Despite having been constantly told that there is no ‘magic money tree’, all of a sudden, one seems to have appeared! Government spending now seems limitless and ‘free’ money is available everywhere. Or at least, that is the impression.
On closer examination, what we are actually witnessing is an unprecedented combination of radical monetary and fiscal policies. On the one hand, central banks around the world have engaged in quantitative easing and are buying enormous amounts of bonds; on the other, governments are spending immense amounts of money to support national economies and have to borrow on a jaw-dropping scale. But rolling out such massive stimuli, with all the risk that it entails, raises two question: aren’t central banks directly financing governments by printing money out of thin air? and who will be the winners and losers?
The line that separates central banks supporting the economy through quantitative easing from central banks financing governments directly (i.e. ‘monetising debt’) is very fine indeed, and many experts disagree which side we are on today. Although hotly debated, four factors support the argument that we are still on the ‘support the economy’ side of the line and have not gone into full debt monetizing mode.
Firstly, the decision to buy government bonds with quantitative easing is each country’s own central bank’s decision, and so far, they have not been forced by their governments to do so. Governments cannot just choose to ‘print money’ as and when needed. They can only borrow, thus increasing their debt, with the risk that lenders would one day decide to pull the plug. This is not simply theory, it happened to Greece in 2011. That is why governments still have their hands tied by fiscal discipline.

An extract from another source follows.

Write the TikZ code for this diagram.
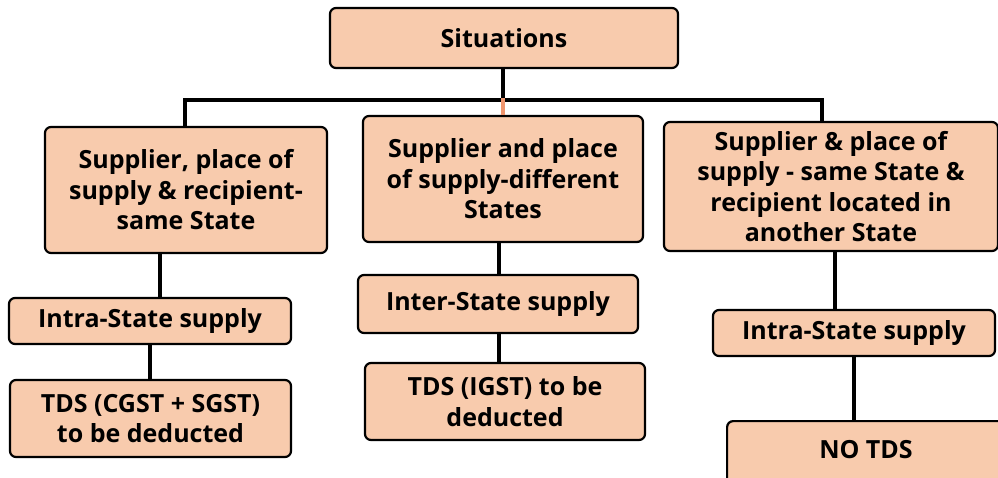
\documentclass[tikz,border=0pt]{standalone}
\usepackage{fontspec}
\setmainfont{Open Sans}
\definecolor{boxfill}{RGB}{248,203,173}
\definecolor{orangeline}{RGB}{240,150,110}
\begin{document}
\begin{tikzpicture}[x=1pt,y=-1pt,
  box/.style={draw=black, line width=2.2pt, fill=boxfill, rounded corners=6pt, inner sep=0pt, align=center, font=\bfseries\fontsize{25}{30.5}\selectfont},
  conn/.style={line width=4pt, black}]
\useasboundingbox (0,0) rectangle (998,477);
% boxes
\node[box, minimum width=348pt, minimum height=60pt] (top) at (504,38) {Situations};
\node[box, minimum width=282pt, minimum height=126pt] (b1) at (186,190) {Supplier, place of\\supply \& recipient-\\same State};
\node[box, minimum width=280pt, minimum height=126pt] (b2) at (503,179) {Supplier and place\\of supply-different\\States};
\node[box, minimum width=334pt, minimum height=129pt] (b3) at (831,186.5) {Supplier \& place of\\supply - same State \&\\recipient located in\\another State};
\node[box, minimum width=282pt, minimum height=46pt] (i1) at (150,321) {Intra-State supply};
\node[box, minimum width=280pt, minimum height=58pt] (i2) at (498,304) {Inter-State supply};
\node[box, minimum width=282pt, minimum height=46pt] (i3) at (854,333) {Intra-State supply};
\node[box, minimum width=281pt, minimum height=77pt] (t1) at (150.5,418.5) {TDS (CGST + SGST)\\to be deducted};
\node[box, minimum width=280pt, minimum height=77pt] (t2) at (505,401.5) {TDS (IGST) to be\\deducted};
\node[box, minimum width=290pt, minimum height=70pt, anchor=north west] (t3) at (726,420) {};
\node[font=\bfseries\fontsize{25}{30.5}\selectfont] (t3l) at (866,450) {NO TDS};
% connector coordinates
\coordinate (hl) at (0,100);
\coordinate (cL) at (185,0);
\coordinate (cR) at (822,0);
\coordinate (cT) at (503,0);
\coordinate (c1) at (160,0);
\coordinate (c2) at (499,0);
\coordinate (c3) at (835,0);
\coordinate (c4) at (854,0);
% top connectors
\draw[conn] (top.south -| cT) -- (hl -| cT);
\draw[conn, line cap=rect] (hl -| cL) -- (hl -| cR);
\draw[conn] (hl -| cL) -- (b1.north -| cL);
\draw[conn] (hl -| cR) -- (b3.north -| cR);
\draw[line width=4pt, orangeline] ([yshift=2pt]hl -| cT) -- (b2.north -| cT);
% lower connectors
\draw[conn] (b1.south -| c1) -- (i1.north -| c1);
\draw[conn] (i1.south) -- (t1.north -| i1.south);
\draw[conn] (b2.south -| c2) -- (i2.north -| c2);
\draw[conn] (i2.south -| c2) -- (t2.north -| c2);
\draw[conn] (b3.south -| c3) -- (i3.north -| c3);
\draw[conn] (i3.south -| c4) -- (t3.north -| c4);
\end{tikzpicture}
\end{document}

Secondly, central banks buy bonds directly from investors, not from governments. So technically, central banks do not buy newly issued bonds on the primary market, but already-existing debt. Admittedly, when central banks announce they will buy unlimited bonds on the secondary market, they remove the risk for primary lenders.

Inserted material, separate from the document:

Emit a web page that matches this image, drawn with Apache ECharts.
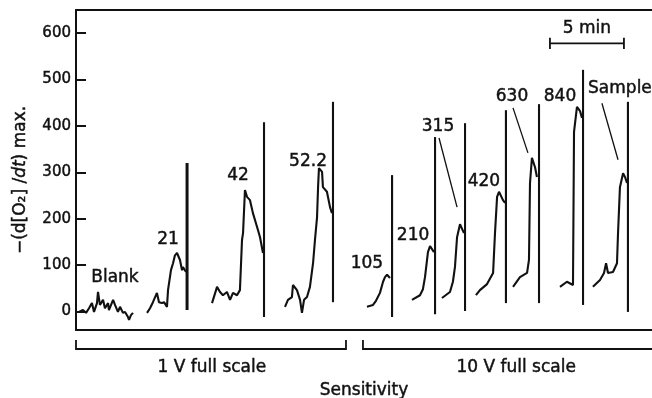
<!DOCTYPE html>
<html>
<head>
<meta charset="utf-8">
<script src="https://cdn.jsdelivr.net/npm/echarts@6/dist/echarts.min.js"></script>
<style>
  html, body { margin: 0; padding: 0; background: #fff; }
  #chart { width: 652px; height: 398px; }
</style>
</head>
<body>
<div id="chart"></div>
<script>
// Oxygen-electrode recorder traces: time (min) against −(d[O2]/dt) max.
// Each trace is one injection; the tall vertical stroke is the pen reset.

const sensLabels = ['Blank', '21', '42', '52.2', '105', '210', '315', '420', '630', '840', 'Sample'];

const traceBlank = [[0.20,-1],[0.47,3],[0.68,-3],[0.88,7],[1.08,18],[1.22,-1],[1.42,18],[1.49,42],[1.62,14],[1.83,25],[1.96,7],[2.17,18],[2.23,3],[2.51,25],[2.64,14],[2.84,-1],[2.98,10],[3.18,-3],[3.32,-1],[3.52,-12],[3.59,-18],[3.72,-8],[3.86,-3]];
const trace21 = [[4.81,-3],[5.01,7],[5.21,20],[5.48,40],[5.62,20],[5.82,18],[5.96,20],[6.16,10],[6.23,46],[6.43,89],[6.57,104],[6.70,121],[6.84,126],[7.04,111],[7.18,89],[7.24,96],[7.45,85]];
const trace42 = [[9.21,18],[9.55,53],[9.75,42],[9.95,35],[10.22,42],[10.43,25],[10.63,40],[10.90,35],[11.10,46],[11.24,154],[11.31,169],[11.44,262],[11.58,247],[11.78,240],[11.98,212],[12.26,182],[12.46,160],[12.66,126]];
const trace52 = [[14.15,10],[14.35,25],[14.62,31],[14.69,57],[14.96,46],[15.17,25],[15.30,-3],[15.44,25],[15.64,31],[15.84,53],[16.05,104],[16.18,154],[16.32,203],[16.39,268],[16.45,309],[16.66,301],[16.72,268],[16.99,258],[17.20,225],[17.33,212]];
const trace105 = [[19.70,10],[20.11,14],[20.31,23],[20.58,40],[20.79,64],[20.92,74],[21.06,79],[21.26,72]];
const trace210 = [[22.75,25],[23.29,35],[23.49,48],[23.63,74],[23.83,128],[23.97,141],[24.24,128]];
const trace315 = [[24.78,29],[25.32,42],[25.52,64],[25.66,96],[25.80,160],[26.00,188],[26.27,169]];
const trace420 = [[27.08,35],[27.35,46],[27.83,59],[28.24,83],[28.37,169],[28.51,247],[28.64,258],[28.91,240],[29.05,234]];
const trace630 = [[29.59,53],[30.06,74],[30.54,83],[30.67,111],[30.74,277],[30.87,331],[30.94,333],[31.08,311],[31.21,290]];
const trace840 = [[32.77,53],[33.24,64],[33.65,57],[33.72,387],[33.92,441],[34.13,432],[34.26,417]];
const traceSample = [[35.00,53],[35.48,68],[35.75,83],[35.89,104],[36.02,83],[36.36,85],[36.63,104],[36.70,169],[36.83,268],[37.04,298],[37.17,290],[37.31,277]];

const traces = [traceBlank, trace21, trace42, trace52, trace105, trace210, trace315, trace420, trace630, trace840, traceSample];

// Pen resets after each injection: [time, low, high]
const resets = [[7.52,3,320],[12.73,-12,408],[17.40,20,452],[21.40,-12,294],[24.31,-6,376],[26.34,1,406],[29.11,18,434],[31.35,18,447],[34.33,14,521],[37.37,-1,452]];

// Where each sensitivity label sits (time, value)
const labelAt = [[2.64,72],[6.23,154],[10.97,294],[15.71,324],[19.70,104],[22.82,164],[24.51,399],[27.62,281],[29.52,464],[32.77,464],[36.83,481]];

// Leader lines from label to peak for 315, 630 and Sample
const leaders = [[[24.58,374],[25.80,225]], [[29.59,439],[30.60,342]], [[35.61,449],[36.70,327]]];

// Time scale bar (min)
const barStart = 32.09, barEnd = 37.10, barLevel = 578, barCap = 12;

// Sensitivity ranges along the time axis
const ranges = [{ text: '1 V full scale', from: 0, to: 18.28, mid: 9.2 },
                { text: '10 V full scale', from: 19.43, to: 39, mid: 29.8 }];

const yTicks = [0, 100, 200, 300, 400, 500, 600];

const FONT = 'DejaVu Sans';
const INK = '#111111';
// slight stroke on glyphs so the lettering carries the same weight as the pen lines
const heavy = { textBorderColor: INK, textBorderWidth: 0.45 };

const series = [];
traces.forEach((d, i) => {
  series.push({
    name: sensLabels[i], type: 'line', data: d, symbol: 'none', smooth: false,
    lineStyle: { color: INK, width: 2.1 }, silent: true, z: 3
  });
});
resets.forEach((r, i) => {
  series.push({
    type: 'line', data: [[r[0], r[1]], [r[0], r[2]]], symbol: 'none',
    lineStyle: { color: INK, width: i === 0 ? 3 : 2.1 }, silent: true, z: 3
  });
});
leaders.forEach(l => {
  series.push({
    type: 'line', data: l, symbol: 'none',
    lineStyle: { color: INK, width: 1.3 }, silent: true, z: 3
  });
});
series.push({
  type: 'line', symbol: 'none', silent: true, z: 3,
  lineStyle: { color: INK, width: 1.8 },
  data: [[barStart, barLevel + barCap], [barStart, barLevel - barCap], [barStart, barLevel],
         [barEnd, barLevel], [barEnd, barLevel + barCap], [barEnd, barLevel - barCap]]
});
series.push({
  type: 'scatter', symbolSize: 0, silent: true, z: 4,
  itemStyle: { opacity: 1 },
  data: sensLabels.map((s, i) => ({ name: s, value: labelAt[i] }))
    .concat([{ name: '5 min', value: [(barStart + barEnd) / 2, 610] }]),
  label: Object.assign({
    show: true, position: 'inside', formatter: '{b}',
    fontFamily: FONT, fontSize: 17, color: INK
  }, heavy)
});

const chart = echarts.init(document.getElementById('chart'), null, { renderer: 'canvas' });

chart.setOption({
  animation: false,
  backgroundColor: '#ffffff',
  grid: { left: 76, right: 0, top: 10, bottom: 68, outerBoundsMode: 'none', containLabel: false },
  xAxis: [{
    type: 'value', min: 0, max: 39, position: 'bottom',
    axisLine: { show: true, onZero: false, lineStyle: { color: INK, width: 2 } },
    axisTick: { show: false }, axisLabel: { show: false }, splitLine: { show: false },
    name: 'Sensitivity', nameLocation: 'middle', nameGap: 52,
    nameTextStyle: Object.assign({ fontFamily: FONT, fontSize: 17, color: INK }, heavy)
  }, {
    type: 'value', min: 0, max: 39, position: 'top',
    axisLine: { show: true, onZero: false, lineStyle: { color: INK, width: 2 } },
    axisTick: { show: false }, axisLabel: { show: false }, splitLine: { show: false }
  }],
  yAxis: {
    type: 'value', min: -40, max: 650,
    axisLine: { show: true, onZero: false, lineStyle: { color: INK, width: 2 } },
    axisTick: { show: true, inside: true, length: 10, customValues: yTicks, lineStyle: { color: INK, width: 2 } },
    axisLabel: Object.assign({ customValues: yTicks, margin: 5, fontFamily: FONT, fontSize: 15, color: INK }, heavy),
    splitLine: { show: false },
    name: '−(d[O₂] /{i|dt}) max.', nameLocation: 'middle', nameGap: 47,
    nameTextStyle: Object.assign({
      fontFamily: FONT, fontSize: 17, color: INK, padding: [0, 20, 0, 0],
      rich: { i: Object.assign({ fontFamily: FONT, fontSize: 17, color: INK, fontStyle: 'italic' }, heavy) }
    }, heavy)
  },
  series: series
});

// Sensitivity brackets under the time axis
const px = t => chart.convertToPixel({ xAxisIndex: 0 }, t);
const graphic = [];
ranges.forEach((r, i) => {
  const x0 = px(r.from), x1 = px(r.to);
  const pts = i === 0
    ? [[x0, 340], [x0, 349], [x1, 349], [x1, 340]]
    : [[x0, 340], [x0, 349], [x1 + 2, 349]];
  graphic.push({ type: 'polyline', shape: { points: pts }, style: { stroke: INK, lineWidth: 1.8, fill: null } });
  graphic.push({
    type: 'text', x: px(r.mid), y: 368,
    style: Object.assign({ text: r.text, fontFamily: FONT, fontSize: 17, fill: INK, align: 'center', verticalAlign: 'middle' },
      { stroke: INK, lineWidth: 0.45 })
  });
});
chart.setOption({ graphic: graphic });
</script>
</body>
</html>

Thirdly, quantitative easing is temporary. At some stage, central banks will stop buying bonds and governments will have to repay their debt. However, time is on their side, as bonds have terms of 30 years and can always be renewed, and in any case, quantitative easing normally creates inflation, mechanically erasing part of the debt. This has sadly not happened since 2008 and this uncertainty about repayment is a point of concern. But it is important to remember that central banks do not give money to governments, they only advance it for a very long time. And there is an argument that says that 30 years or more leaves plenty of time for growth to return and generate the fiscal revenues needed to repay the debt – while it is admittedly questionable why it would work now for a country like France that hasn’t balanced its budget for 47 years…
Fourthly, this point is crucial – when presenting quantitative easing as a non-permanent injection of cash into the system, central banks send the message that they control the process, and that helps mitigate quantitative easing’s ultimate risk – hyperinflation.
The danger of a central bank creating money out of nowhere is a sharp fall in the value of the currency, leading to hyperinflation. When hyperinflation strikes, economic agents then tend to switch to a ‘hard’ currency, historically the US Dollar, a process called dollarization. This is unlikely to happen today. Investors understand why governments need to borrow so much and that only central banks are able to lend so much. Therefore, we should not expect a loss of confidence in an incompetent government and an aggressive selling of its currency. Rather, we might enter a ‘new normal’, where investors worldwide accept a much higher level of sovereign debt than before. And with every country engaging in massive quantitative easing, dollarisation is not possible. Losing trust in the Euro and switching to USD would not make sense, since the US central bank is doing exactly the same as the European Central Bank.
When it comes to naming winners and losers, it is fair to say that everyone would be a loser if governments and central banks did not do what they are doing now, given the magnitude of the economic shock. The winners might be the countries able to use that extra budgetary room to invest and create the conditions for future growth, preferably a sustainable one. This will allow their debt to be repaid quicker, thereby reinforcing investors’ trust and allowing further debt to be issued as and when needed, as in the case of Germany. The losers will be those who cannot restructure their economies enough to generate the repayment capacity, as has happened in France.
Central banks will be neither winners nor losers, they will simply carry these bonds for decades before being repaid. But not being mandated to generate a profit, it does not really matter to them - all central bank profits are paid to governments anyway. The real danger would be for them to lose their independence – an unlikely prospect for the ECB, whose statutes are enshrined in the Maastricht treaty.
Again, the implications of these measures are hotly debated and opinions far from forming a consensus, so the above should just to be taken as one possible view only.